Autobiography: I studied Biology and Ecology at the University of Groningen in the Netherlands, with a focus on animal ecology. In 2005 I moved to Newcastle for a PhD in behavioural ecology of starlings. Since then, I’ve worked as a postdoc and research fellow on a range of different projects, including e.g. assessing the effects of wind turbines on wildlife, and international species conservation prioritisation.
Currently (2018-), I am a research fellow in the ConFooBio group at Stirling University, developing and applying models of conservation conflict.
I am passionate about science communication and the interfaces between science, policy and management. Several of the projects I have been (and am) involved with included specific elements aimed at integrating cutting edge research into protocols and tools for managers and policy makers to use.
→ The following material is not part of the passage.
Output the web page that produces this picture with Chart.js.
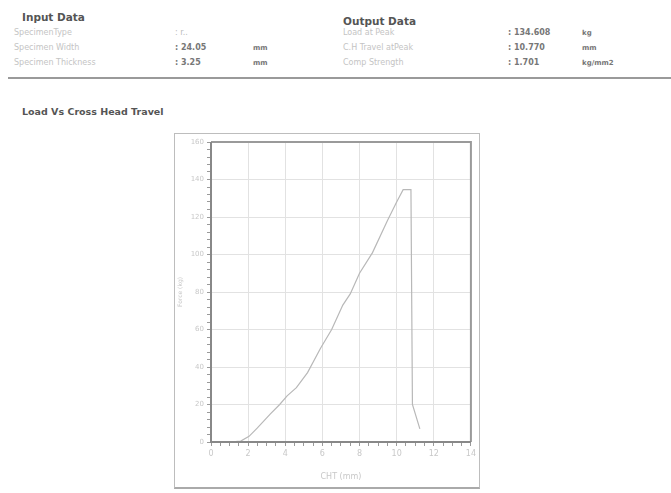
<!DOCTYPE html>
<html>
<head>
<meta charset="utf-8">
<script src="https://cdn.jsdelivr.net/npm/chart.js@4/dist/chart.umd.min.js"></script>
<style>
  html,body{margin:0;padding:0;background:#fff;}
  body{width:671px;height:493px;position:relative;overflow:hidden;font-family:"DejaVu Sans",sans-serif;}
  .t{position:absolute;white-space:nowrap;line-height:1;}
  .h{font-weight:bold;font-size:10.5px;color:#555;}
  .l{font-size:8px;color:#c4c4c4;}
  .v{font-size:8px;color:#777;font-weight:bold;}
  .rule{position:absolute;left:8px;right:0;top:77px;height:2px;background:#9a9a9a;}
  .frame{position:absolute;left:174px;top:133px;width:306px;height:356px;border:1px solid #bdbdbd;border-bottom:2px solid #aaa;box-sizing:border-box;}
  #wrap{position:absolute;left:175px;top:134px;width:304px;height:354px;}
</style>
</head>
<body>
<div class="t h" style="left:22px;top:12px;">Input Data</div>
<div class="t l" style="left:14px;top:29px;">SpecimenType</div>
<div class="t l" style="left:14px;top:44px;">Specimen Width</div>
<div class="t l" style="left:14px;top:59px;">Specimen Thickness</div>
<div class="t v" style="left:175px;top:29px;color:#bbb;font-weight:normal;">: r..</div>
<div class="t v" style="left:175px;top:44px;">: 24.05</div>
<div class="t v" style="left:175px;top:59px;">: 3.25</div>
<div class="t v" style="left:253px;top:45px;font-size:7px;">mm</div>
<div class="t v" style="left:253px;top:60px;font-size:7px;">mm</div>

<div class="t h" style="left:343px;top:16px;">Output Data</div>
<div class="t l" style="left:343px;top:29px;">Load at Peak</div>
<div class="t l" style="left:343px;top:44px;">C.H Travel atPeak</div>
<div class="t l" style="left:343px;top:59px;">Comp Strength</div>
<div class="t v" style="left:508px;top:29px;">: 134.608</div>
<div class="t v" style="left:508px;top:44px;">: 10.770</div>
<div class="t v" style="left:508px;top:59px;">: 1.701</div>
<div class="t v" style="left:582px;top:30px;font-size:7px;">kg</div>
<div class="t v" style="left:582px;top:45px;font-size:7px;">mm</div>
<div class="t v" style="left:582px;top:60px;font-size:7px;">kg/mm2</div>
<div class="rule"></div>

<div class="t h" style="left:22px;top:107px;font-size:9.5px;">Load Vs Cross Head Travel</div>

<div class="frame"></div>
<div id="wrap"><canvas id="c"></canvas></div>

<script>
// Cross head travel (mm) and load (kg)
const travel = [0, 1.0, 1.6, 2.05, 2.5, 3.2, 3.7, 4.1, 4.6, 5.2, 5.9, 6.5, 7.1, 7.5, 8.0, 8.7, 9.5, 10.0, 10.35, 10.77, 10.85, 11.25];
const load   = [0, 0,   0.5, 3,    7.5, 15,  20,  24.6, 29, 37,  50,  60,  73,  79,  90,  101, 118, 128,  134.6, 134.6, 20,  7];
const xTickLabels = ["0","2","4","6","8","10","12","14"];
const yTickLabels = ["0","20","40","60","80","100","120","140","160"];
const xTitle = "CHT (mm)";
const yTitle = "Force (kg)";

const points = travel.map((t, i) => ({x: t, y: load[i]}));

const framePlugin = {
  id: 'frame',
  afterDraw(chart) {
    const a = chart.chartArea, ctx = chart.ctx;
    ctx.save();
    ctx.strokeStyle = '#9a9a9a';
    ctx.lineWidth = 2;
    ctx.beginPath();
    ctx.moveTo(a.left, a.top); ctx.lineTo(a.right, a.top); ctx.lineTo(a.right, a.bottom);
    ctx.stroke();
    ctx.strokeStyle = '#888';
    ctx.beginPath();
    ctx.moveTo(a.left, a.top); ctx.lineTo(a.left, a.bottom); ctx.lineTo(a.right, a.bottom);
    ctx.stroke();
    ctx.restore();
  }
};

new Chart(document.getElementById('c'), {
  type: 'line',
  data: {
    datasets: [{
      data: points,
      borderColor: '#b8b8b8',
      borderWidth: 1.2,
      pointRadius: 0,
      tension: 0,
      fill: false
    }]
  },
  options: {
    responsive: true,
    maintainAspectRatio: false,
    animation: false,
    layout: {padding: {left: 2, right: 8, top: 8, bottom: 2}},
    plugins: {legend: {display: false}, tooltip: {enabled: false}},
    scales: {
      x: {
        type: 'linear', min: 0, max: 14,
        ticks: {
          stepSize: 0.5, autoSkip: false, maxRotation: 0,
          color: '#c8c8c8', font: {size: 8, family: 'DejaVu Sans'},
          callback: (v) => (Number.isInteger(v) && v % 2 === 0) ? xTickLabels[v / 2] : ''
        },
        grid: {
          color: (c) => (c.tick && c.tick.value % 2 === 0) ? '#e2e2e2' : 'rgba(0,0,0,0)',
          tickColor: '#9a9a9a', tickLength: 4, lineWidth: 1
        },
        border: {display: false},
        title: {display: true, text: xTitle, color: '#c8c8c8', font: {size: 8, family: 'DejaVu Sans'}, padding: {top: 4}},
        afterFit: (s) => { s.height = 44; }
      },
      y: {
        min: 0, max: 160,
        ticks: {
          stepSize: 4, autoSkip: false,
          color: '#c8c8c8', font: {size: 7, family: 'DejaVu Sans'},
          callback: (v) => (v % 20 === 0) ? yTickLabels[v / 20] : ''
        },
        grid: {
          color: (c) => (c.tick && c.tick.value % 20 === 0) ? '#e2e2e2' : 'rgba(0,0,0,0)',
          tickColor: '#9a9a9a', tickLength: 4, lineWidth: 1
        },
        border: {display: false},
        title: {display: true, text: yTitle, color: '#c8c8c8', font: {size: 6, family: 'DejaVu Sans'}, padding: 0},
        afterFit: (s) => { s.width = 34; }
      }
    }
  },
  plugins: [framePlugin]
});
</script>
</body>
</html>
I firmly believe that truly adaptive management can only be achieved by active and continuing collaboration between scientists, policy makers and managers – as opposed to single project delivery.
I am a member of the British Ecological Society, and since 2011 have been an Associate Editor for the Journal of Applied Ecology.
I hold a bird ringing permit (A with training endorsement) issued by the British Trust for Ornithology, and actively work on a number of ringing projects in my “spare” time, as a BTO volunteer, and as a member and secretary of Tay Ringing Group.
Research interests: I have broad interests in conservation biology and behavioural ecology, and in particular in research that explicitly bridges different fields or disciplines. Much of my practical experience has focused on birds, and I hold a BTO bird ringing licence with a training endorsement. I enjoy both practical field work, as well as theoretical and modelling studies.